MARIETTA — Superintendent Chris Ragsdale unveiled a $750 million project list on Wednesday that included new schools for Harmony Leland, Eastvalley and King Springs elementary schools and Smyrna Middle, among other projects.
The Cobb Board of Education is considering asking voters in March to approve a new 1 percent special purpose local option sales tax spanning 2019 to 2023 once the existing education SPLOST sunsets in December 2018.
Deputy Superintendent John Adams said the board will be presented with the final project list by September 14. The board is waiting until October to decide whether to move forward on the referendum.
Although the project list is still being adjusted, some of the major projects include:
♦ Replacing Harmony Leland Elementary School in Mableton with a new school to be built on Factory Shoals Road.
♦ Replacing Eastvalley Elementary School on Lower Roswell Road in east Cobb with a new school to be built on Holt Road on the former site of East Cobb Middle School, which is being replaced through the existing SPLOST program.
♦ Replacing King Springs Elementary School on Reed Road in Smyrna on its current site.
♦ Replacing Smyrna Middle School on a site to be determined.
♦ Classroom additions at Dodgen, Lovinggood and Dickerson middle schools.
♦ Classroom additions at Pebblebrook and Campbell high schools.
♦ Renovating Wheeler High School.
♦ Gym additions at Pebblebrook, South Cobb, Osborne and Sprayberry high schools.
♦ A theater addition at Campbell High School and a theater renovation at Lassiter High School.
♦ Renovations at Sprayberry and North Cobb high schools.
♦ New softball field and tennis court at Walton High School.
Education consultant James Wilson, a former Cobb and Fulton superintendent, said the district could also use SPLOST funds to build classrooms where needed based on the district’s enrollment.
As the district’s 10-year enrollment study projected more students in the Smyrna and south Cobb areas, Board Chairwoman Susan Thayer, who represents the Smyrna area, said she needs more details on how the district plans to accommodate that growth.
She said the potential replacement school for King Springs addresses part of the overcrowding problem, but more classrooms are needed in the area.
“I thought there was still a need for another school in Smyrna,” Thayer said.
Wilson said it is a difficult task to find suitable land to build new facilities in the southern part of the county.
“We’ll talk,” Thayer said.
Other board members also shared concerns, especially with the prospect of redistricting.
With the goal of addressing the district’s needs with the least disruption to the students, Superintendent Chris Ragsdale said the district is not proposing any major redistricting plans in SPLOST V, but there might be some tweaks.
“We treat it like the plague,” he said. “You never want it, but it’s sometimes necessary.”
Despite the district’s initial plans to consolidate Pebblebrook and Campbell high schools into one school, Wilson said he could not find a suitable site for the new school.
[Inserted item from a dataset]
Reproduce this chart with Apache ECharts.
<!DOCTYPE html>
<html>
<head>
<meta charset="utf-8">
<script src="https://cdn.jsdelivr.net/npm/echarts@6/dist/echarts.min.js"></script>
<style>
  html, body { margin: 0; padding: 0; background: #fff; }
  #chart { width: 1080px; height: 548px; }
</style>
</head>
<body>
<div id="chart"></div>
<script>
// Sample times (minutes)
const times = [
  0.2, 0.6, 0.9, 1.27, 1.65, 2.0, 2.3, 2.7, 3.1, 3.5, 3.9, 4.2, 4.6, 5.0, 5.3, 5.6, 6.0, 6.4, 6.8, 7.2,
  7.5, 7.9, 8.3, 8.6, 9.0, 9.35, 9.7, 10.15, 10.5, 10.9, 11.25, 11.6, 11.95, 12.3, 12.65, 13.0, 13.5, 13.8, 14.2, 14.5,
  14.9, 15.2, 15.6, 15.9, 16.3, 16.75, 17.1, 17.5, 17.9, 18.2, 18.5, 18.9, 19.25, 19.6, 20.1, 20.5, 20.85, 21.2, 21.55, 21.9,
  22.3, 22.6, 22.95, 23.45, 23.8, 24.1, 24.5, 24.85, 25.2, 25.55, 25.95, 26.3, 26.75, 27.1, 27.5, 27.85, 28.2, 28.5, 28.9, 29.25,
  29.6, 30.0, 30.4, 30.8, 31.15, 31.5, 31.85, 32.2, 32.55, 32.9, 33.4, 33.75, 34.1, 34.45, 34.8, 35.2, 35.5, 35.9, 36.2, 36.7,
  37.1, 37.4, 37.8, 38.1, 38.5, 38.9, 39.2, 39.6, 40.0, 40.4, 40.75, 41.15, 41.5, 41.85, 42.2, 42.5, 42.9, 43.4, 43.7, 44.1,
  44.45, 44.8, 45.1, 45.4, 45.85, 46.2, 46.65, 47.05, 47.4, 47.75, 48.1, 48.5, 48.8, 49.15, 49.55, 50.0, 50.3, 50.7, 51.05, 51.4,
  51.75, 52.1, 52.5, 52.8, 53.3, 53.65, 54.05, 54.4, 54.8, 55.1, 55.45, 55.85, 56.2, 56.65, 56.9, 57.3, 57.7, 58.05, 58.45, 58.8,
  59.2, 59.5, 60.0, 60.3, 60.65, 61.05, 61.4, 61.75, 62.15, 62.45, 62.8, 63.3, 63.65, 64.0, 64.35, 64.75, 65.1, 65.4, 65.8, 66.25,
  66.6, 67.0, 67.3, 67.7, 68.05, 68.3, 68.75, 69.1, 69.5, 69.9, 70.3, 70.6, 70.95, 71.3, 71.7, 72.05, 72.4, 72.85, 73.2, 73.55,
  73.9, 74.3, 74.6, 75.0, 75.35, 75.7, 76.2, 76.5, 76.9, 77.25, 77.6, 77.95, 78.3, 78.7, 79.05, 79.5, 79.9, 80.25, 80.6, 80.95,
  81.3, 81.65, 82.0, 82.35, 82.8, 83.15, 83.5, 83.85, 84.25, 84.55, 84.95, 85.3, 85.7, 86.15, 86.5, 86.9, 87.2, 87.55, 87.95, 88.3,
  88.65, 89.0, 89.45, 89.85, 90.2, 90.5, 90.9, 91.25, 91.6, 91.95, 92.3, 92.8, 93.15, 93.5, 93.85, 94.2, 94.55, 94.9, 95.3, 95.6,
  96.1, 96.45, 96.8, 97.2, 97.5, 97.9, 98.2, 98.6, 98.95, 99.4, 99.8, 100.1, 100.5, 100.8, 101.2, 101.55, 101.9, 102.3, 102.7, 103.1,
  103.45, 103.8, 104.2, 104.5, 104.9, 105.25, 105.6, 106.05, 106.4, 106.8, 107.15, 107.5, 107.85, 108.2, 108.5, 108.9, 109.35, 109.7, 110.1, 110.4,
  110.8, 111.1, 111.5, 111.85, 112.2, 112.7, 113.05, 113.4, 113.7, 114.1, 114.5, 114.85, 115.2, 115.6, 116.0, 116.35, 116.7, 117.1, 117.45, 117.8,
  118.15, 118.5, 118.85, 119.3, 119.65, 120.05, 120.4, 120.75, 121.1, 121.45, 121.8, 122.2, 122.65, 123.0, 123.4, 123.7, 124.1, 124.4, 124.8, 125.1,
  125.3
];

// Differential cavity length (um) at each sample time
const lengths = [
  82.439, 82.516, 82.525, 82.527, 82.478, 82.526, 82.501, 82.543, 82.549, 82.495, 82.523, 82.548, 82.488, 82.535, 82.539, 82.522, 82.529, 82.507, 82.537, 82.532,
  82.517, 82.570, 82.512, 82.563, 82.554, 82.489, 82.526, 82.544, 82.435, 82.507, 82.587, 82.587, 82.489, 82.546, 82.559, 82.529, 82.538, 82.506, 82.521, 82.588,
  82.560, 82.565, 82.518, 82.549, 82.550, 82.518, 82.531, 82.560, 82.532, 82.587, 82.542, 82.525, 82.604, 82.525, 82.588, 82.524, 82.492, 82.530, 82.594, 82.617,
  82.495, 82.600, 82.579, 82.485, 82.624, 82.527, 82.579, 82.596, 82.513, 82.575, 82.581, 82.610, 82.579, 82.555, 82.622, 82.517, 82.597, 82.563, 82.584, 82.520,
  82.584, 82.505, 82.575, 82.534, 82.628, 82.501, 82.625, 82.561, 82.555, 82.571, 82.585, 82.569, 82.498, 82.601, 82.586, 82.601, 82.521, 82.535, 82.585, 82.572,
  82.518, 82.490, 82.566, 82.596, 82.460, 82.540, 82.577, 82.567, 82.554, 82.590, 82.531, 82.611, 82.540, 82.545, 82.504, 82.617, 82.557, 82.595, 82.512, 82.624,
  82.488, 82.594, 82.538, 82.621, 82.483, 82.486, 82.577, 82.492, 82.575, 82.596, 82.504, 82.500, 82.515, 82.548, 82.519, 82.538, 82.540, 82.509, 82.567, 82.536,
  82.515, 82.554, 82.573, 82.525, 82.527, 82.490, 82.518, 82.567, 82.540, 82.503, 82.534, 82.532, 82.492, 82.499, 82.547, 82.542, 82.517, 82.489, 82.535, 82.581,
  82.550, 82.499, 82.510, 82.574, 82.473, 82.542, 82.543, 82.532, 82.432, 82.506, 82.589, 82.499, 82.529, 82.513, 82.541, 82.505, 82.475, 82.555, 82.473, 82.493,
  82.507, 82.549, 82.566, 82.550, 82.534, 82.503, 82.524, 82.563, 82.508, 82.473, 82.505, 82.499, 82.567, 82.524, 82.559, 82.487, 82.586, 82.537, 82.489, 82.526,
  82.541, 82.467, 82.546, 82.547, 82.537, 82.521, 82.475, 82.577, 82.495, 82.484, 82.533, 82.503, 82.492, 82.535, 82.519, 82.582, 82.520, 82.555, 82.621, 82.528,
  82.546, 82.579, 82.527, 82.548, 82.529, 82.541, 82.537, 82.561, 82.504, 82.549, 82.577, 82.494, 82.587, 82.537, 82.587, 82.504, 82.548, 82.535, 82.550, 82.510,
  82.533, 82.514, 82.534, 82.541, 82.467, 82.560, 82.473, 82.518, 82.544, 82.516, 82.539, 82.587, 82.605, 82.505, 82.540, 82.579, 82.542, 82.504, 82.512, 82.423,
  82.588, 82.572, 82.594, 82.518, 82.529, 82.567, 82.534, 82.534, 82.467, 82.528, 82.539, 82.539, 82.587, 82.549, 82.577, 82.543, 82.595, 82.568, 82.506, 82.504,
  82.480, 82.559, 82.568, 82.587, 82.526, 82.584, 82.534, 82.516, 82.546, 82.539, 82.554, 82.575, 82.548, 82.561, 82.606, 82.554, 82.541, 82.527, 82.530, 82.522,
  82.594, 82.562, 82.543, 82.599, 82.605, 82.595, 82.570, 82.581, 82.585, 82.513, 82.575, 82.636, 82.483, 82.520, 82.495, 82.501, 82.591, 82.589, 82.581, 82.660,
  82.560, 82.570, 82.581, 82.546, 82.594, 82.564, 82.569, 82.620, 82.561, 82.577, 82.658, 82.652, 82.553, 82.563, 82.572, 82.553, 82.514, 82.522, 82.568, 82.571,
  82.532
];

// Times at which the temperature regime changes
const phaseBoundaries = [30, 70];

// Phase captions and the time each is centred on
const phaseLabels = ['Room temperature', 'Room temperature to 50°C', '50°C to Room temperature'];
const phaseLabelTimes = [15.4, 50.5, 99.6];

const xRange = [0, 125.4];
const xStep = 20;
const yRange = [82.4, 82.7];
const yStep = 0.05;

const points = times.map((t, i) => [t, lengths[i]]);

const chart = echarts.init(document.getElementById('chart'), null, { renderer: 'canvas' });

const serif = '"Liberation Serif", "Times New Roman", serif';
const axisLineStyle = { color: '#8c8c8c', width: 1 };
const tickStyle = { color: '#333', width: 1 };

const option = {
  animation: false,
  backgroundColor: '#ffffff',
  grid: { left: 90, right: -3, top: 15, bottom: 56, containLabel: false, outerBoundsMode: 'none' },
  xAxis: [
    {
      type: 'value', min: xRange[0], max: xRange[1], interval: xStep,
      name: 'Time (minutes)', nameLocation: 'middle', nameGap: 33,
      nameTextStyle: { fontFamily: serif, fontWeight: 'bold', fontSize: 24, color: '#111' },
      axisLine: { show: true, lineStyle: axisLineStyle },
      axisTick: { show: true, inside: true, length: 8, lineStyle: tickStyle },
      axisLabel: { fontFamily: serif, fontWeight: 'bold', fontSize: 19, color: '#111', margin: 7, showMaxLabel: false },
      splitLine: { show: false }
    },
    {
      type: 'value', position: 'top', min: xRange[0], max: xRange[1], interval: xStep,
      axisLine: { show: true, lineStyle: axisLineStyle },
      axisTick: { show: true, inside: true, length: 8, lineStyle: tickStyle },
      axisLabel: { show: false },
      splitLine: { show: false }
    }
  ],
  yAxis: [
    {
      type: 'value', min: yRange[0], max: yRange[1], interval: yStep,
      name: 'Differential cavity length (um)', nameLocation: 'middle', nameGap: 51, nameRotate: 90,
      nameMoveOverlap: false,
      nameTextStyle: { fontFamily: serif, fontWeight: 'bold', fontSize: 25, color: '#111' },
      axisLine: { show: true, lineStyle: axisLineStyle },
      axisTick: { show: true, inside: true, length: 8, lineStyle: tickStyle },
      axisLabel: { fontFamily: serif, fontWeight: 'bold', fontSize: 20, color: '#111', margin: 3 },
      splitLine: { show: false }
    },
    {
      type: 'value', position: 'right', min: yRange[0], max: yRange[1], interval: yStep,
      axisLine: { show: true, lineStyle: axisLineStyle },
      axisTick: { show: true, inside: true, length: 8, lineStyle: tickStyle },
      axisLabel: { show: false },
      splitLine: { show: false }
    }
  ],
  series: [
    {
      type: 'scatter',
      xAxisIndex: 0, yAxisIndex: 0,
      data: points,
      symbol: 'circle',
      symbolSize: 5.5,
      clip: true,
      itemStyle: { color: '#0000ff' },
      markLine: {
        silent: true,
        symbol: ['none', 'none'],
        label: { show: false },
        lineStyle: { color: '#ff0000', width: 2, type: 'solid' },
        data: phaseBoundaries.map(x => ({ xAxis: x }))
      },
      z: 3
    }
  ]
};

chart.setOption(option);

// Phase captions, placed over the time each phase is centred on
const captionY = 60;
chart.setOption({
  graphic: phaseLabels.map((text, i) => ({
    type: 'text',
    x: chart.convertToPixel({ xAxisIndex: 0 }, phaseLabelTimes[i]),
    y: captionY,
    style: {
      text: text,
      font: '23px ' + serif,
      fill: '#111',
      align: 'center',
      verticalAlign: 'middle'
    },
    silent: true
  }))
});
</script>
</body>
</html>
The high schools could receive classroom additions on their current campuses in the proposed SPLOST.
Ragsdale said the schools’ additions will be similar to the partial rebuild at Osborne High School — an existing SPLOST project — meaning not all of the schools’ buildings will be demolished. He said the buildings that are not demolished will be renovated.
Board member Scott Sweeney said he was pleased with the proposed projects, but not all of the district’s needs can be addressed. He said finding suitable land for new schools is a challenge, so the proposed provisions for additions and modifications will help address the district’s anticipated student growth.
Board members Brad Wheeler, David Banks, Randy Scamihorn and Vice Chair David Chastain said they are still waiting on details before making a decision on whether to support the project list this early.
On the other hand, board member David Morgan said he is very satisfied with the project list as Harmony Leland was included.
Wednesday, the board discussed hiring Atlanta-based Cunningham Forehand Matthews & Moore Architects for $1.5 million to design the school. The architectural costs will come out of the district’s general budget, and SPLOST V money would reimburse the district.
The $1.5 million, which accounts for 5 percent of the project’s total cost, will come from a $10 million earmark previously set aside from the general fund to build the new school. The board already used $1.8 million of that sum in November to purchase 15 acres of land on Factory Shoals Road, Beverly Drive and Elizabeth Lane.
No work will begin until the new SPLOST passes.
Ragsdale said hiring the project’s architect shows the board’s commitment to build this school. He said the project will be construction ready the first month the district receives SPLOST V (the proposed SPLOST) money in 2019.
Ragsdale said it will be “one of the first projects coming out of the gate in SPLOST V.”
The board is set to vote on the architect on August 25.